Kita siarkan pengentasan kemiskinan, utamanya pengemis melalui corong tokoh
agama dan seluruh lembaga keagamaan.
Memang
persoalan anak-anak ini
semakin rancu saja di negeri ini, antara undang-undang dan komnas ham anak beda
konteks dan penafsirannya, salah satunya adalah soal razia anak-anak.
Lalu,
bagaimana peran negara atau pemerintah dalam konteks demikian? Pemerintah bisa
memfasilitasi mereka melalui bantuan stimulan yang berkelanjutan dengan model
pendampingan yang menggandeng orang-orang terdidik dan memiliki kapasitas di
bidangnya untuk mengelola bantuan dana yang harus diabadikan dengan harapan
bisa bergilir.
Untuk
mengatasi atau menggulangi ledakan pengemis baru, tak bisa hanya ditempuh 1-2
bulan atau 1-2 tahun tetapi butuh komitmen dan kemauan politik untuk secara
bersama-sama dan simultan bergerak melalui pelaksanaan hibah dan bantuan sosial
yang berkelanjutan. Jadi tak hanya setahun pertama saja bantuan itu mengalir,
tapi seterusnya misalnya hingga lima tahun ke depan.
Atau
tidak boleh terjadi bantuan dana berhenti gara-gara ada pergeseran atau
pergantian pejabat atau kepala daerah, menteri bahkan Presiden.

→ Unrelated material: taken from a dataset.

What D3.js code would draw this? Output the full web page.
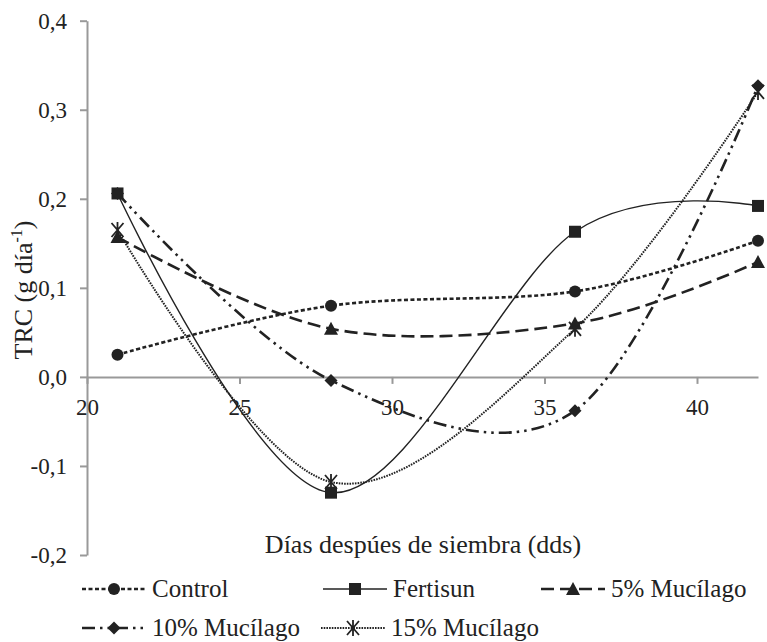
<!DOCTYPE html>
<html>
<head>
<meta charset="utf-8">
<script src="https://cdn.jsdelivr.net/npm/d3@7"></script>
</head>
<body style="margin:0;background:#fff">
<svg id="chart" width="767" height="642"></svg>
<script>
// data
const days = [21, 28, 36, 42];
const control = [0.025, 0.080, 0.096, 0.153];
const fertisun = [0.206, -0.130, 0.163, 0.192];
const muc5 = [0.157, 0.054, 0.060, 0.129];
const muc10 = [0.206, -0.004, -0.038, 0.327];
const muc15 = [0.165, -0.118, 0.054, 0.320];
const xTicks = [20, 25, 30, 35, 40];
const yTicks = [-0.2, -0.1, 0, 0.1, 0.2, 0.3, 0.4];

const FONT = '"Liberation Serif", "Times New Roman", serif';
const INK = '#222';

const series = [
    { name: 'Control', values: control, dash: '4,2.5', width: 2.6, marker: 'circle' },
    { name: 'Fertisun', values: fertisun, dash: null, width: 1.4, marker: 'square' },
    { name: '5% Mucílago', values: muc5, dash: '13,6', width: 2.6, marker: 'triangle' },
    { name: '10% Mucílago', values: muc10, dash: '13,5,2.5,5,2.5,5', width: 2.6, marker: 'diamond' },
    { name: '15% Mucílago', values: muc15, dash: '1.6,1.1', width: 2, marker: 'star' }
];

const svg = d3.select('#chart');
const x = d3.scaleLinear().domain([20, 42]).range([87, 758]);
const y = d3.scaleLinear().domain([-0.2, 0.4]).range([555, 20.7]);
const fmt = d => d.toFixed(1).replace('.', ',');

function serif(sel, size) {
    return sel.attr('font-family', FONT)
        .style('font-family', FONT, 'important')
        .attr('font-size', size)
        .attr('fill', INK);
}

// y axis
const yAxis = svg.append('g')
    .attr('transform', `translate(${x(20)},0)`)
    .call(d3.axisLeft(y).tickValues(yTicks).tickFormat(fmt).tickSize(7).tickSizeOuter(0));
yAxis.select('.domain').attr('stroke', '#999').attr('stroke-width', 2);
yAxis.selectAll('.tick line').attr('stroke', '#999').attr('stroke-width', 2);
serif(yAxis.selectAll('.tick text').attr('x', -20), 23);

// x axis on zero line
const xAxis = svg.append('g')
    .attr('transform', `translate(0,${y(0)})`)
    .call(d3.axisBottom(x).tickValues(xTicks).tickSize(7).tickSizeOuter(0));
xAxis.select('.domain').attr('stroke', '#999').attr('stroke-width', 2);
xAxis.selectAll('.tick line').attr('stroke', '#999').attr('stroke-width', 2);
serif(xAxis.selectAll('.tick text').attr('y', 22), 23);

// titles
serif(svg.append('text')
    .attr('x', 423).attr('y', 553)
    .attr('text-anchor', 'middle'), 26)
    .text('Días despúes de siembra (dds)');

const yt = serif(svg.append('text')
    .attr('transform', 'translate(32,290) rotate(-90)')
    .attr('text-anchor', 'middle'), 26);
yt.append('tspan').text('TRC (g día');
yt.append('tspan').attr('dy', -10).attr('font-size', 16).text('-1');
yt.append('tspan').attr('dy', 10).text(')');

const line = d3.line()
    .x(d => x(d[0]))
    .y(d => y(d[1]))
    .curve(d3.curveCardinal.tension(0));

function drawMarker(g, type, cx, cy) {
    if (type === 'circle') {
        g.append('circle').attr('cx', cx).attr('cy', cy).attr('r', 6).attr('fill', INK);
    } else if (type === 'square') {
        g.append('rect').attr('x', cx - 6).attr('y', cy - 6).attr('width', 12).attr('height', 12)
            .attr('fill', INK);
    } else if (type === 'triangle') {
        g.append('path').attr('d', `M${cx},${cy - 7}L${cx + 7},${cy + 6}L${cx - 7},${cy + 6}Z`)
            .attr('fill', INK);
    } else if (type === 'diamond') {
        g.append('path').attr('d', `M${cx},${cy - 6.5}L${cx + 6.5},${cy}L${cx},${cy + 6.5}L${cx - 6.5},${cy}Z`)
            .attr('fill', INK);
    } else if (type === 'star') {
        g.append('path')
            .attr('d', `M${cx - 6},${cy - 7}L${cx + 6},${cy + 7}M${cx + 6},${cy - 7}L${cx - 6},${cy + 7}M${cx},${cy - 8}L${cx},${cy + 8}`)
            .attr('stroke', INK).attr('stroke-width', 1.8).attr('fill', 'none');
    }
}

series.forEach(s => {
    const pts = days.map((d, i) => [d, s.values[i]]);
    const g = svg.append('g');
    g.append('path')
        .datum(pts)
        .attr('fill', 'none')
        .attr('stroke', INK)
        .attr('stroke-width', s.width)
        .attr('stroke-dasharray', s.dash)
        .attr('d', line);
    pts.forEach(p => drawMarker(g, s.marker, x(p[0]), y(p[1])));
});

// legend
const legendPos = [
    { x: 82, y: 589 }, { x: 323, y: 589 }, { x: 541, y: 589 },
    { x: 82, y: 628 }, { x: 321, y: 628 }
];
series.forEach((s, i) => {
    const p = legendPos[i];
    const g = svg.append('g');
    g.append('line')
        .attr('x1', p.x).attr('x2', p.x + 64).attr('y1', p.y).attr('y2', p.y)
        .attr('stroke', INK).attr('stroke-width', s.width)
        .attr('stroke-dasharray', s.dash);
    drawMarker(g, s.marker, p.x + 32, p.y);
    serif(g.append('text')
        .attr('x', p.x + 70).attr('y', p.y + 8), 25)
        .text(s.name);
});
</script>
</body>
</html>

Atau hanya
karena ada prosesi pilpres, pileg, pilgub, pilbup/pilwakot atau hanya bencana
alam, sehingga bantuan dana bagi mereka dialihkan kepada masyarakat korban atau
kepentingan lain yang lebih urgen.
Misalnya
saja, kita kucurkan bantuan permodalan usaha ekonomi produktif bagi komunitas
pengemis dengan cara mapping, pelatihan dan luncuran bantuan alat dan
modal, lantas kita dampingi hingga tahapan tertentu, hingga mereka berucap,
“kami sudah tidak butuh bantuan anda lagi, silakan pergi dan kami mampu
mengurus diri kami sendiri", jawab mereka ketus.